“Debemos anteponer la
misericordia al juicio”, frase que forma parte del discurso u
homilía que nos ha regalado el Papa Francisco para iniciar el año de la
misericordia, y ¿qué mejor fecha para hacerlo que el día de la Inmaculada
Concepción?
Francisco cuenta dentro de sus escuchas
con dos tipos de pensamientos equivocados: los
que sienten que no evangeliza con
firmeza y los que sienten que los justifica en sus realidades de vida.
Pues a esas dos corrientes de pensamientos les digo, con mucho respeto, que
están equivocados.
Jesucristo en su ministerio si
algo enseñó a la fe fue a bajar el dedo, a dejar de señalar, pero siempre invitando a la conversión. Por eso
la palabra misericordia sin conversión es un veneno para el que desea entender
la piedad de Dios y su amor. Así logramos entender esa frase del apóstol
Santiago cuando dijo: “Habrá un juicio
sin misericordia para quien no practicó la misericordia, pero la misericordia
triunfará sobre el juicio”. La Iglesia cuando es invitada por el Santo
Padre a practicar la misericordia es una llamado firme a evangelizar la
conversión de sus fieles, de todos aquellos que viviendo la condición de vida
que sea, la condición moral que sea, reconozcan en Jesús una fuente de verdad y
esa verdad tiene que confrontarnos,
tiene que invitarnos a corregir. Ahí, ese amor de Dios que ofendemos con
nuestras faltas, nos escucha, como lo expresa la parábola del hijo pródigo, nos
perdona y nos recibe.
Es aquí donde siento se pretende,
del lado de algunas ideologías de género relativista o contrarias al
pensamiento católico (sobre todo del lado demagógico de muchos políticos) pervertir
el mensaje de Jesús, porque muchos quieren que la Iglesia omita la conversión y
el pecado que le antecede a la mera y simple expresión: “Acéptame y respétame como soy”. Es un gran salto de soberbia y poca
humildad, distante al mejor ejemplo de humildad y obediencia que recordamos en
una fecha como la de hoy, de la Inmaculada Concepción.

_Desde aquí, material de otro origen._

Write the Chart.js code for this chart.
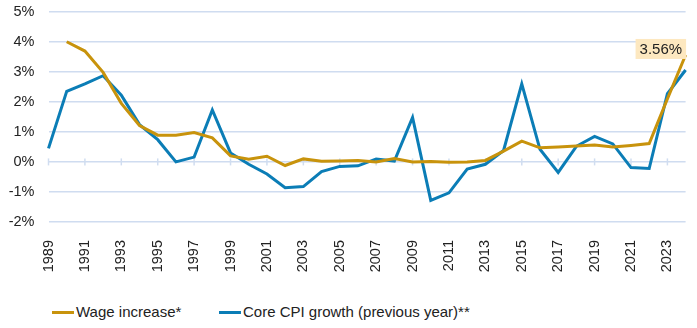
<!DOCTYPE html>
<html>
<head>
<meta charset="utf-8">
<script src="https://cdn.jsdelivr.net/npm/chart.js@4"></script>
<style>
    body { margin: 0; background: #fff; font-family: "Liberation Sans", Arial, sans-serif; }
    .wrap { position: relative; width: 697px; height: 328px; overflow: hidden; }
    /* canvas is a bit bigger than the page so the plot area lands where the reference has it */
    .chart-box { position: absolute; left: 0; top: -11px; width: 713px; height: 291px; }
    .legend { position: absolute; top: 302px; left: 0; width: 697px; height: 20px; font-size: 15px; color: #222; }
    .legend .item { position: absolute; top: 0; line-height: 20px; white-space: nowrap; }
    .legend .swatch { display: inline-block; width: 22px; height: 3px; vertical-align: middle; margin-right: 2px; position: relative; top: -1px; }
</style>
</head>
<body>
<div class="wrap">
    <div class="chart-box"><canvas id="wageChart"></canvas></div>
    <div class="legend">
        <div class="item" style="left:52px"><span class="swatch" style="background:#c8930c"></span>Wage increase*</div>
        <div class="item" style="left:219px"><span class="swatch" style="background:#0b7db6"></span>Core CPI growth (previous year)**</div>
    </div>
</div>
<script>
const years = ['1989', '1990', '1991', '1992', '1993', '1994', '1995', '1996', '1997', '1998',
    '1999', '2000', '2001', '2002', '2003', '2004', '2005', '2006', '2007', '2008',
    '2009', '2010', '2011', '2012', '2013', '2014', '2015', '2016', '2017', '2018',
    '2019', '2020', '2021', '2022', '2023', '2024'];

const wageIncrease = [null, 4.0, 3.69, 2.98, 1.95, 1.21, 0.89, 0.89, 0.98, 0.80,
    0.20, 0.09, 0.19, -0.12, 0.10, 0.02, 0.03, 0.05, 0.00, 0.11,
    0.00, 0.01, -0.01, 0.00, 0.05, 0.36, 0.69, 0.47, 0.50, 0.53,
    0.56, 0.50, 0.55, 0.61, 2.10, 3.56];

const coreCpi = [0.45, 2.35, 2.60, 2.87, 2.22, 1.24, 0.74, 0.00, 0.16, 1.73,
    0.30, -0.08, -0.40, -0.86, -0.82, -0.32, -0.15, -0.13, 0.10, 0.03,
    1.48, -1.28, -1.03, -0.24, -0.08, 0.38, 2.60, 0.42, -0.35, 0.52,
    0.85, 0.60, -0.19, -0.22, 2.27, 3.06];

const lastLabel = '3.56%';

const fontFamily = '"Liberation Sans", Arial, sans-serif';

// small ticks on the 0% line, every second year
const zeroTicks = {
    id: 'zeroTicks',
    beforeDatasetsDraw(chart) {
        const { ctx, scales: { x, y } } = chart;
        const y0 = y.getPixelForValue(0);
        ctx.save();
        ctx.strokeStyle = '#d0ddf0';
        ctx.lineWidth = 1.5;
        years.forEach((yr, i) => {
            if (i % 2 !== 0) return;
            const px = x.getPixelForValue(i);
            ctx.beginPath();
            ctx.moveTo(px, y0 - 3.5);
            ctx.lineTo(px, y0 + 3.5);
            ctx.stroke();
        });
        ctx.restore();
    }
};

// value box for the last wage point
const lastValueBox = {
    id: 'lastValueBox',
    afterDatasetsDraw(chart) {
        const { ctx, chartArea, scales: { x, y } } = chart;
        const i = wageIncrease.length - 1;
        const px = Math.min(x.getPixelForValue(i), chartArea.right);
        const py = y.getPixelForValue(wageIncrease[i]);
        ctx.save();
        ctx.font = '15px ' + fontFamily;
        const w = ctx.measureText(lastLabel).width + 8;
        const h = 20;
        const right = px + 0.5;
        const top = py - 16;
        ctx.fillStyle = '#fde8c0';
        ctx.fillRect(right - w, top, w, h);
        ctx.fillStyle = '#222';
        ctx.textAlign = 'center';
        ctx.textBaseline = 'middle';
        ctx.fillText(lastLabel, right - w / 2, top + h / 2 + 1);
        ctx.restore();
    }
};

new Chart(document.getElementById('wageChart').getContext('2d'), {
    type: 'line',
    data: {
        labels: years,
        datasets: [
            { label: 'Wage increase*', data: wageIncrease, borderColor: '#c8930c', borderWidth: 3, pointRadius: 0, tension: 0, spanGaps: false },
            { label: 'Core CPI growth (previous year)**', data: coreCpi, borderColor: '#0b7db6', borderWidth: 3, pointRadius: 0, tension: 0 }
        ]
    },
    options: {
        responsive: true,
        maintainAspectRatio: false,
        animation: false,
        layout: { padding: 0 },
        plugins: {
            legend: { display: false },
            tooltip: { enabled: false }
        },
        scales: {
            x: {
                offset: false,
                grid: { display: false },
                border: { display: false },
                afterFit(scale) { scale.height = 58; },
                ticks: {
                    autoSkip: false,
                    minRotation: 90,
                    maxRotation: 90,
                    padding: 10,
                    color: '#222',
                    font: { family: fontFamily, size: 14.5 },
                    callback: (val, i) => (i % 2 === 0 ? years[i] : '')
                }
            },
            y: {
                min: -2,
                max: 5,
                grid: { color: '#cfdcf0', lineWidth: 1.5, drawTicks: false },
                border: { display: false },
                afterFit(scale) { scale.width = 48.5; },
                ticks: {
                    stepSize: 1,
                    padding: 14,
                    color: '#222',
                    font: { family: fontFamily, size: 14.5 },
                    callback: v => v + '%'
                }
            }
        }
    },
    plugins: [zeroTicks, lastValueBox]
});
</script>
</body>
</html>
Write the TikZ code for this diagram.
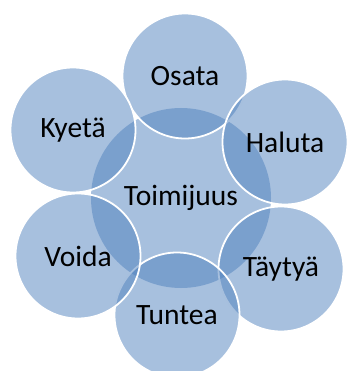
\documentclass[tikz,border=0pt]{standalone}
\usepackage{fontspec}
\setmainfont{Carlito}
\definecolor{accent}{HTML}{4F81BD}
\begin{document}
\begin{tikzpicture}[x=1pt,y=-1pt,
  bubble/.style={circle, inner sep=0pt, minimum size=125pt, fill=accent, fill opacity=0.5, text opacity=1, draw=white, line width=1.8pt, font=\fontsize{29.5}{31}\selectfont, text=black},
  core/.style={circle, inner sep=0pt, minimum size=180pt, fill=accent, fill opacity=0.5, text opacity=1, font=\fontsize{29.5}{31}\selectfont, text=black}]
\useasboundingbox (0,0) rectangle (346,371);
\node[core] (toimijuus) at (181,198) {Toimijuus};
\node[bubble] (osata) at (185,76) {Osata};
\node[bubble] (haluta) at (285,142) {Haluta};
\node[bubble] (taytya) at (281,269) {Täytyä};
\node[bubble] (tuntea) at (177,315) {Tuntea};
\node[bubble] (voida) at (78,256) {Voida};
\node[bubble] (kyeta) at (73,130) {Kyetä};
\end{tikzpicture}
\end{document}
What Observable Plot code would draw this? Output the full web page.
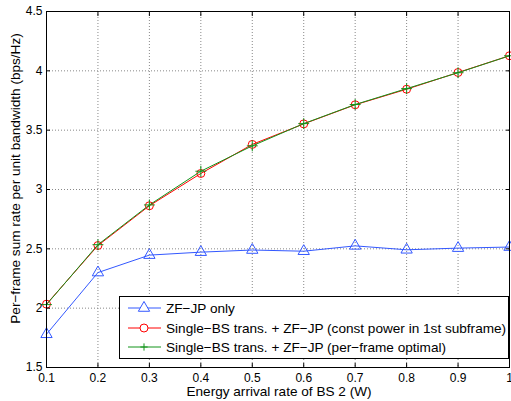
<!DOCTYPE html>
<html>
<head>
<meta charset="utf-8">
<script src="https://cdn.jsdelivr.net/npm/d3@7"></script>
<script src="https://cdn.jsdelivr.net/npm/@observablehq/plot@0.6"></script>
<style>
  html, body { margin: 0; padding: 0; background: white; }
  #wrap { position: relative; width: 511px; height: 401px; font-family: "Liberation Sans", Arial, Helvetica, sans-serif; }
  #legend { position: absolute; left: 119px; top: 296px; width: 388px; height: 61px; border: 1px solid black; background: white; font-size: 13.6px; }
  .row { position: absolute; left: 0; height: 18px; display: flex; align-items: center; }
  .row svg { display: block; }
  .row span { margin-left: 4px; white-space: nowrap; }
</style>
</head>
<body>
<div id="wrap"><div id="chart"></div><div id="legend"></div></div>
<script>
const energy = [0.1, 0.2, 0.3, 0.4, 0.5, 0.6, 0.7, 0.8, 0.9, 1.0];
const zfjpOnly   = [1.78, 2.30, 2.447, 2.472, 2.49, 2.48, 2.525, 2.492, 2.506, 2.515];
const constPower = [2.034, 2.528, 2.863, 3.135, 3.38, 3.553, 3.714, 3.845, 3.986, 4.127];
const optimal    = [2.03, 2.535, 2.87, 3.154, 3.368, 3.555, 3.716, 3.85, 3.984, 4.127];
const seriesNames = [
  "ZF\u2212JP only",
  "Single\u2212BS trans. + ZF\u2212JP (const power in 1st subframe)",
  "Single\u2212BS trans. + ZF\u2212JP (per\u2212frame optimal)"
];
const seriesColors = ["#3358ff", "#ff0000", "#12941a"];
const seriesSymbols = ["triangle", "circle", "plus"];
const xTicks = [0.1, 0.2, 0.3, 0.4, 0.5, 0.6, 0.7, 0.8, 0.9, 1];
const xTickLabels = ["0.1", "0.2", "0.3", "0.4", "0.5", "0.6", "0.7", "0.8", "0.9", "1"];
const yTicks = [1.5, 2, 2.5, 3, 3.5, 4, 4.5];
const yTickLabels = ["1.5", "2", "2.5", "3", "3.5", "4", "4.5"];
const xLabel = "Energy arrival rate of BS 2 (W)";
const yLabel = "Per\u2212frame sum rate per unit bandwidth (bps/Hz)";

const allValues = [zfjpOnly, constPower, optimal];
const data = allValues.flatMap((vals, s) => vals.map((v, i) => ({x: energy[i], y: v, s})));

const markR = {triangle: 4.2, circle: 4, plus: 3.6};
const lineMarks = [];
allValues.forEach((vals, s) => {
  const d = data.filter(p => p.s === s);
  lineMarks.push(Plot.line(d, {x: "x", y: "y", stroke: seriesColors[s], strokeWidth: 1}));
  lineMarks.push(Plot.dot(d, {x: "x", y: "y", symbol: seriesSymbols[s], stroke: seriesColors[s], fill: "none", r: markR[seriesSymbols[s]], strokeWidth: 1}));
});

const xf = d => xTickLabels[xTicks.indexOf(d)];
const yf = d => yTickLabels[yTicks.indexOf(d)];

const chart = Plot.plot({
  width: 511,
  height: 401,
  marginLeft: 46,
  marginRight: 2,
  marginTop: 11,
  marginBottom: 34,
  x: {domain: [0.1, 1]},
  y: {domain: [1.5, 4.5]},
  style: {fontFamily: "'Liberation Sans', Arial, Helvetica, sans-serif", fontSize: "12px", background: "white", color: "black"},
  marks: [
    Plot.gridX(xTicks.slice(1, -1), {stroke: "#888", strokeOpacity: 1, strokeDasharray: "1,2"}),
    Plot.gridY(yTicks.slice(1, -1), {stroke: "#888", strokeOpacity: 1, strokeDasharray: "1,2"}),
    ...lineMarks,
    Plot.frame({stroke: "black", strokeWidth: 1}),
    Plot.axisX(xTicks, {anchor: "bottom", tickSize: -4, tickFormat: () => "", label: null}),
    Plot.axisX(xTicks, {anchor: "top", tickSize: -4, tickFormat: () => "", label: null}),
    Plot.axisY(yTicks, {anchor: "left", tickSize: -4, tickFormat: () => "", label: null}),
    Plot.axisY(yTicks, {anchor: "right", tickSize: -4, tickFormat: () => "", label: null}),
    Plot.axisX(xTicks, {anchor: "bottom", tickSize: 0, tickPadding: 6, tickFormat: xf, fontSize: 12, label: null}),
    Plot.axisY(yTicks, {anchor: "left", tickSize: 0, tickPadding: 4, tickFormat: yf, fontSize: 12, label: null})
  ]
});
document.getElementById("chart").appendChild(chart);

// Axis titles
const svg0 = d3.select(chart);
svg0.append("text").attr("x", 279).attr("y", 396).attr("text-anchor", "middle")
  .attr("font-size", 13.6).attr("fill", "black").text(xLabel);
svg0.append("text").attr("transform", "translate(15,178.5) rotate(-90)").attr("text-anchor", "middle")
  .attr("dominant-baseline", "central").attr("font-size", 13.6).attr("fill", "black").text(yLabel);

// Legend
const legend = d3.select("#legend");
const rowTops = [2, 22, 41];
seriesNames.forEach((name, s) => {
  const row = legend.append("div").attr("class", "row").style("top", rowTops[s] + "px");
  const svg = row.append("svg").attr("width", 42).attr("height", 18);
  svg.append("line").attr("x1", 8).attr("x2", 41).attr("y1", 9).attr("y2", 9)
    .attr("stroke", seriesColors[s]).attr("stroke-width", 1);
  const r = markR[seriesSymbols[s]];
  if (seriesSymbols[s] === "plus") {
    svg.append("path").attr("transform", "translate(24,9)")
      .attr("d", `M${-r},0H${r}M0,${-r}V${r}`).attr("stroke", seriesColors[s]).attr("fill", "none");
  } else {
    const sym = seriesSymbols[s] === "triangle" ? d3.symbolTriangle : d3.symbolCircle;
    svg.append("path").attr("transform", "translate(24,9)")
      .attr("d", d3.symbol(sym, Math.PI * r * r)()).attr("stroke", seriesColors[s]).attr("fill", "white");
  }
  row.append("span").text(name);
});
</script>
</body>
</html>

La misericordia no entra a la
fuerza de la mano de las emociones, de las superficialidades del mundo y mucho
menos de lo que la Iglesia tiene bien definido, por Palabra de Dios y por Tradición
Apostólica, como el pecado. Así la Iglesia busca nuestro bien mayor, la
salvación, por encima de acomodarnos en un mudo finito, cada vez más anti
católico y abiertamente relativista.
Cuando Francisco pide anteponer
la misericordia en la Iglesia al juicio llama
a que ese mensaje de salvación no sea una suerte de secreto de privilegiados,
de aquellos que se sientan superiores a otros; sino que, al contrario,
justamente se les abra la puerta a los alejados, a los obstinados en el error,
a los que se sienten indignos y que han
convertido esos sentimientos en odio y rencor hacia este banco de salvación que
es la fe católica. Pero eso no implica desacralizar lo sagrado. Manchar a Jesús
en el pecado de la indiferencia. Abrir la comunión eucarística para todos sin
un mínimo de examen de conciencia, de pudor y de respeto. Jesús recibía a
todos, sanaba a todo el que le buscaba pero no olvidemos que la firma de muchos
de sus milagros era: “Vete y no peques más”, es
decir, su misericordia entraba previo a una conversión, a un decir como aquel
centurión: “Señor, no soy digno de que entres en mi casa, pero una palabra tuya
bastará para sanarle”. Hoy ese sanarle (que refería al siervo de aquel
centurión) se lo decimos en primera persona porque somos nosotros los que necesitamos
sanación interior.
Yo noto mucha soberbia anárquica
en las ideologías de género nacientes, unas que pareciera no quieren de entrada
confesar que desean sociedades laicas donde las religiones no digan, a los que
pecamos, que la persistencia en una conducta nos puede costar la salvación. Es
un engaño demoníaco que vende una misericordia pirata, falsa, que no involucra
una necesidad de cambio sino que obliga a Dios a aceptar al pecador tal cual
es.
Tengamos cuidado y celo de las
verdades reveladas. Porque sí hay una fuerte maquinaria que quiere vender la
idea de que la Iglesia está obligada a desechar las verdades de salvación por
una suerte de esnobismo democrático, donde la opinión de las mayorías
representan la voluntad de Dios; ese falso argumento de que “la voz del pueblo es la voz de Dios” ya
que francamente me cuesta ver a Dios en esos pueblos que gritaban
mayoritariamente: “crucifíquenlo,
crucifíquenlo” o que daban vítores a Hitler, Stalin o a gobiernos
autócratas. Un pueblo será la voz de Dios cuando primero escuche y cumpla su
voluntad, nunca al revés. Dios los bendiga, nos vemos en la oración.